He is already the proud owner of a yellow D&AD pencil and received a Best New Blood award for An Abrupt End, a series of images created collaboratively with course colleagues Josh Eaton and Steve Keylock. Huse is currently working as a freelance interactive designer at AllofUs in London which, needless to say, isn’t a bad first job out of college.
Huse’s work is invariably concept driven. Ideas inform approaches which in turn lead him to create a piece of work or a series of images that he hasn’t exactly pre-conceived, but which have emerged at the end of a process. Take, for example, his Chemical Indifference photographs of frozen carbon dioxide (dry ice) reacting with water. Huse had originally planned to buy a tub of dry ice himself, but came across an exhibit at the Science Museum in London that sees a conveyor belt dropping small lumps of dry ice onto the surface of a round vat of water. So Huse set up his tripod and camera at the exhibit and began to take shots and embrace a learning curve. “It took a long time to get the shots I ended up with,” he reveals. “I used a 100mm macro lens and there were lots of issues with shutter speed and also with camera shake.” With the help of a sturdy tripod, after much experimentation, Huse found he could point a flash straight up, effectively bouncing the light off the ceiling above the exhibit, and finally captured the kind of shots he had hoped to take.

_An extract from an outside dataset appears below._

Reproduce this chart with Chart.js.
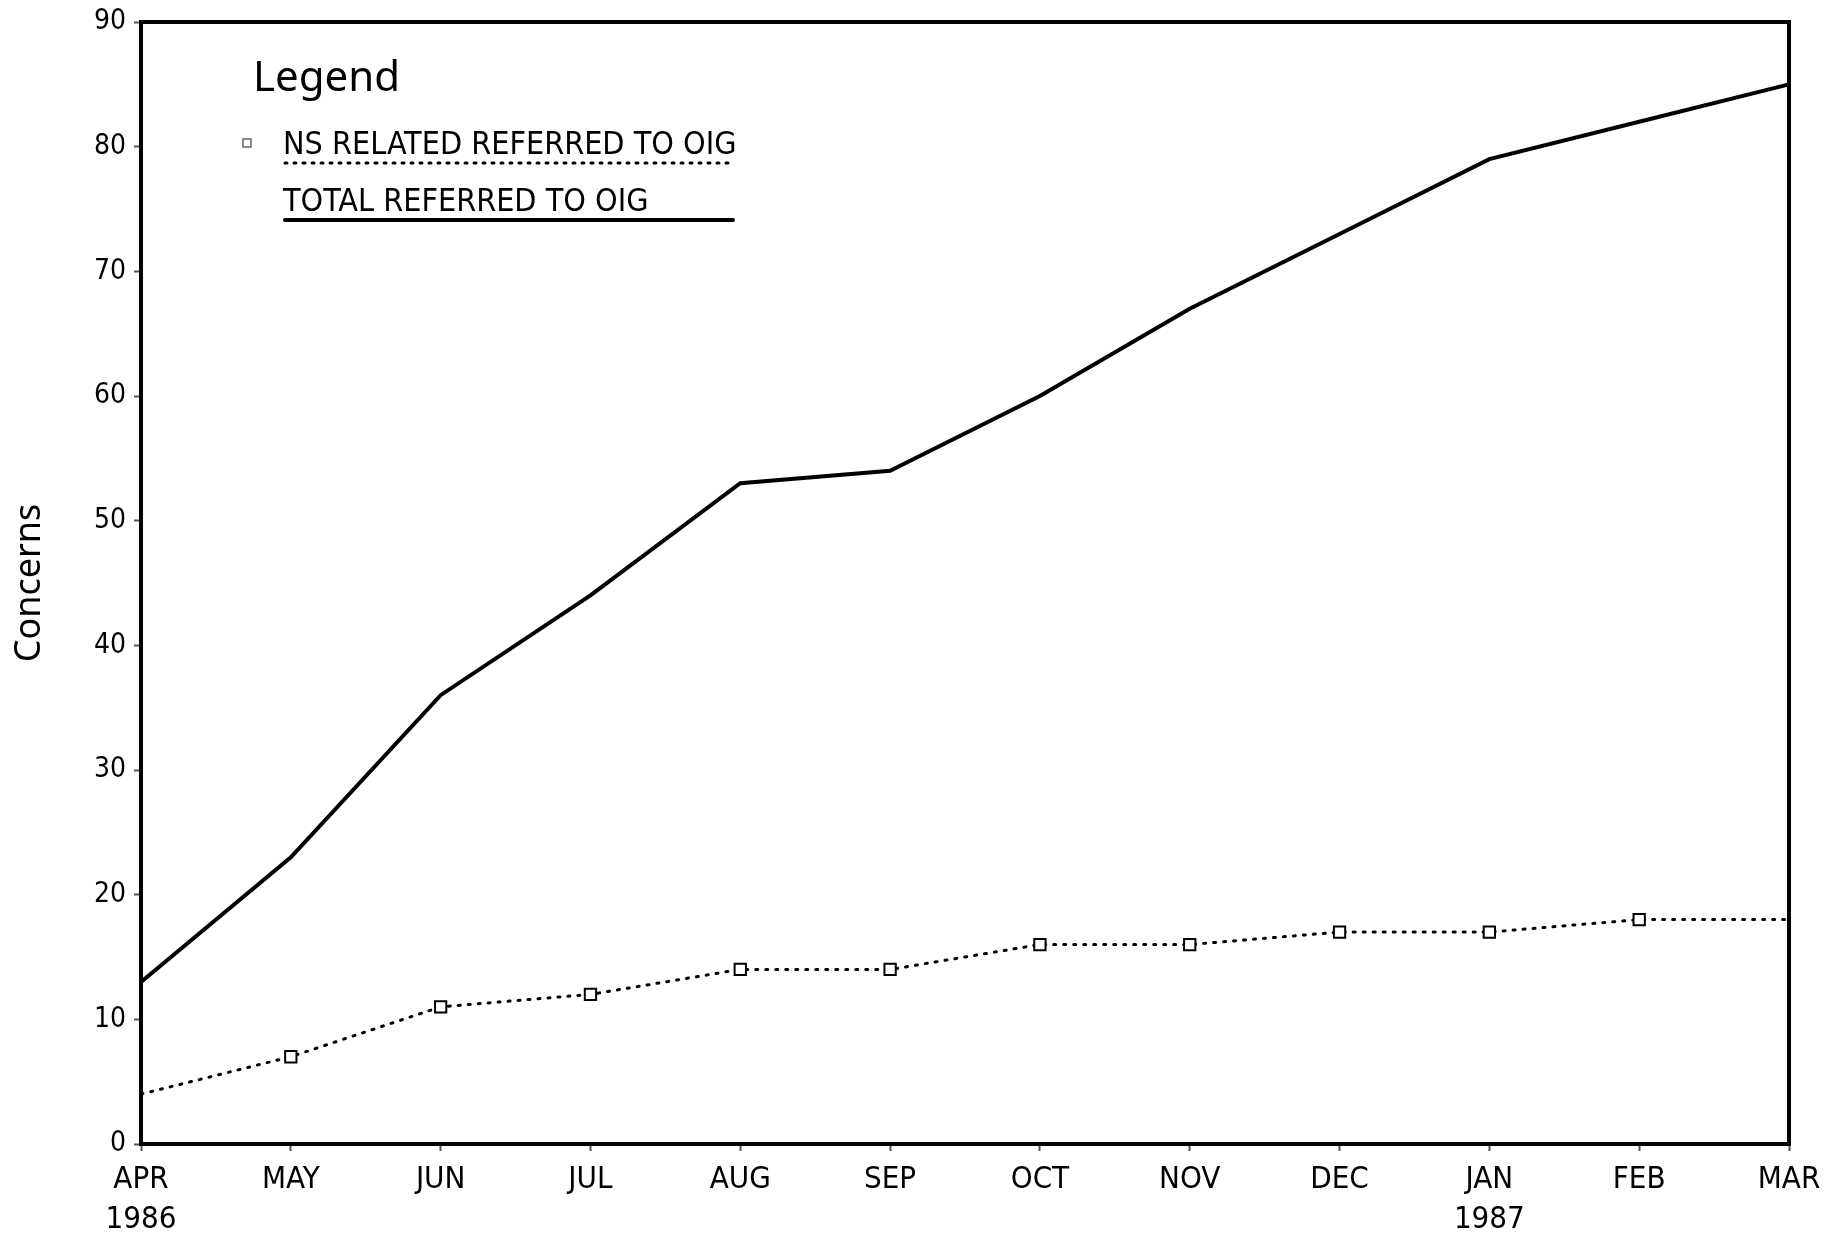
<!DOCTYPE html>
<html lang="en">
<head>
    <meta charset="UTF-8">
    <title>Concerns Referred to OIG</title>
    <style>
        * {
            margin: 0;
            padding: 0;
            box-sizing: border-box;
        }

        body {
            background-color: #ffffff;
        }

        .chart-box {
            width: 1843px;
            height: 1237px;
            position: relative;
        }
    </style>
</head>
<body>

<div class="chart-box">
    <canvas id="concernsChart"></canvas>
</div>

<script src="https://cdn.jsdelivr.net/npm/chart.js"></script>
<script>
    // Months (Apr 1986 - Mar 1987)
    const months = [['APR', '1986'], 'MAY', 'JUN', 'JUL', 'AUG', 'SEP', 'OCT', 'NOV', 'DEC', ['JAN', '1987'], 'FEB', 'MAR'];

    // Cumulative concerns
    const nsRelated = [4, 7, 11, 12, 14, 14, 16, 16, 17, 17, 18, 18];
    const totalReferred = [13, 23, 36, 44, 53, 54, 60, 67, 73, 79, 82, 85];

    const yTicks = [0, 10, 20, 30, 40, 50, 60, 70, 80, 90];

    const seriesNames = ['NS RELATED REFERRED TO OIG', 'TOTAL REFERRED TO OIG'];

    const narrowFont = '"Liberation Sans Narrow", "DejaVu Sans Condensed", "Liberation Sans", sans-serif';
    const ink = '#000000';

    // Frame around the plot area
    const frameBox = {
        id: 'frameBox',
        afterDatasetsDraw(chart) {
            const a = chart.chartArea;
            const ctx = chart.ctx;
            ctx.save();
            ctx.strokeStyle = ink;
            ctx.lineWidth = 4;
            ctx.strokeRect(a.left, a.top, a.right - a.left, a.bottom - a.top);
            ctx.restore();
        }
    };

    // Legend drawn inside the plot, text with underline in the series style
    const boxLegend = {
        id: 'boxLegend',
        afterDraw(chart) {
            const a = chart.chartArea;
            const ctx = chart.ctx;
            const x0 = a.left + 112;
            ctx.save();
            ctx.fillStyle = ink;
            ctx.textBaseline = 'alphabetic';
            ctx.font = '42px "Noto Sans", sans-serif';
            ctx.fillText('Legend', a.left + 112, a.top + 69);

            ctx.font = '32px ' + narrowFont;
            ctx.fillText(seriesNames[0], x0 + 30, a.top + 132);
            ctx.fillText(seriesNames[1], x0 + 30, a.top + 189);

            // dotted underline
            ctx.strokeStyle = ink;
            ctx.lineWidth = 3;
            ctx.lineCap = 'round';
            ctx.setLineDash([2, 7]);
            ctx.beginPath();
            ctx.moveTo(x0 + 32, a.top + 141);
            ctx.lineTo(x0 + 480, a.top + 141);
            ctx.stroke();

            // solid underline
            ctx.setLineDash([]);
            ctx.lineWidth = 4;
            ctx.beginPath();
            ctx.moveTo(x0 + 32, a.top + 198);
            ctx.lineTo(x0 + 480, a.top + 198);
            ctx.stroke();

            // tiny marker before first entry
            ctx.lineWidth = 1.5;
            ctx.strokeStyle = '#666';
            ctx.strokeRect(x0 - 10, a.top + 117, 8, 8);
            ctx.restore();
        }
    };

    const ctx = document.getElementById('concernsChart').getContext('2d');
    const concernsChart = new Chart(ctx, {
        type: 'line',
        data: {
            labels: months,
            datasets: [{
                label: seriesNames[0],
                data: nsRelated,
                borderColor: ink,
                borderWidth: 3,
                borderDash: [2, 8],
                borderCapStyle: 'round',
                pointStyle: 'rect',
                pointBackgroundColor: '#ffffff',
                pointBorderColor: ink,
                pointBorderWidth: 2,
                pointRadius: (c) => (c.dataIndex === 0 || c.dataIndex === nsRelated.length - 1) ? 0 : 8,
                tension: 0,
                fill: false
            }, {
                label: seriesNames[1],
                data: totalReferred,
                borderColor: ink,
                borderWidth: 4,
                pointRadius: 0,
                tension: 0,
                fill: false
            }]
        },
        options: {
            responsive: true,
            maintainAspectRatio: false,
            animation: false,
            layout: {
                padding: { left: 0, top: 16, right: 54, bottom: 0 }
            },
            plugins: {
                legend: { display: false },
                tooltip: { enabled: false }
            },
            scales: {
                x: {
                    offset: false,
                    border: { display: false },
                    grid: {
                        drawOnChartArea: false,
                        drawTicks: true,
                        tickLength: 7,
                        tickColor: '#555',
                        tickWidth: 2
                    },
                    ticks: {
                        color: ink,
                        padding: 9,
                        maxRotation: 0,
                        autoSkip: false,
                        font: { family: narrowFont, size: 31, lineHeight: 1.3 }
                    },
                    afterFit(scale) {
                        scale.height = 93;
                    }
                },
                y: {
                    min: 0,
                    max: 90,
                    border: { display: false },
                    afterBuildTicks(scale) {
                        scale.ticks = yTicks.map(v => ({ value: v }));
                    },
                    grid: {
                        drawOnChartArea: false,
                        drawTicks: true,
                        tickLength: 7,
                        tickColor: '#555',
                        tickWidth: 2
                    },
                    ticks: {
                        color: ink,
                        padding: 8,
                        font: { family: narrowFont, size: 28, lineHeight: 1 }
                    },
                    title: {
                        display: true,
                        text: 'Concerns',
                        color: ink,
                        padding: { top: 8, bottom: 0 },
                        font: { family: '"Noto Sans", sans-serif', size: 36 }
                    },
                    afterFit(scale) {
                        scale.width = 141;
                    }
                }
            }
        },
        plugins: [frameBox, boxLegend]
    });
</script>

</body>
</html>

With regard to his stunning images of bursting milk-filled balloons, created collaboratively with fellow students Josh Eaton and Steve Keylock, Huse reveals the secret was in the timing. “The set up was a [milk-filled] balloon tied to a piece of string hanging from the ceiling and a microphone nearby attached to a special trigger which was connected to a standard flash unit rented from the university,” he explains. “Josh had to kneel practically underneath the balloon with a craft knife on a pole. As soon as the knife touched the balloon, the sound caused the trigger to go off. Oh, and we had to do all of this in pitch black, as the shutter of the camera was open for about two seconds to allow time for the reaction to take place. It was only the flash that exposed the images. It took ages to work out and set up, and there were lots of lessons learnt as we went along. I think that’s what made it such a satisfying process. The thing that keeps me interested in any project is always having something new to learn.”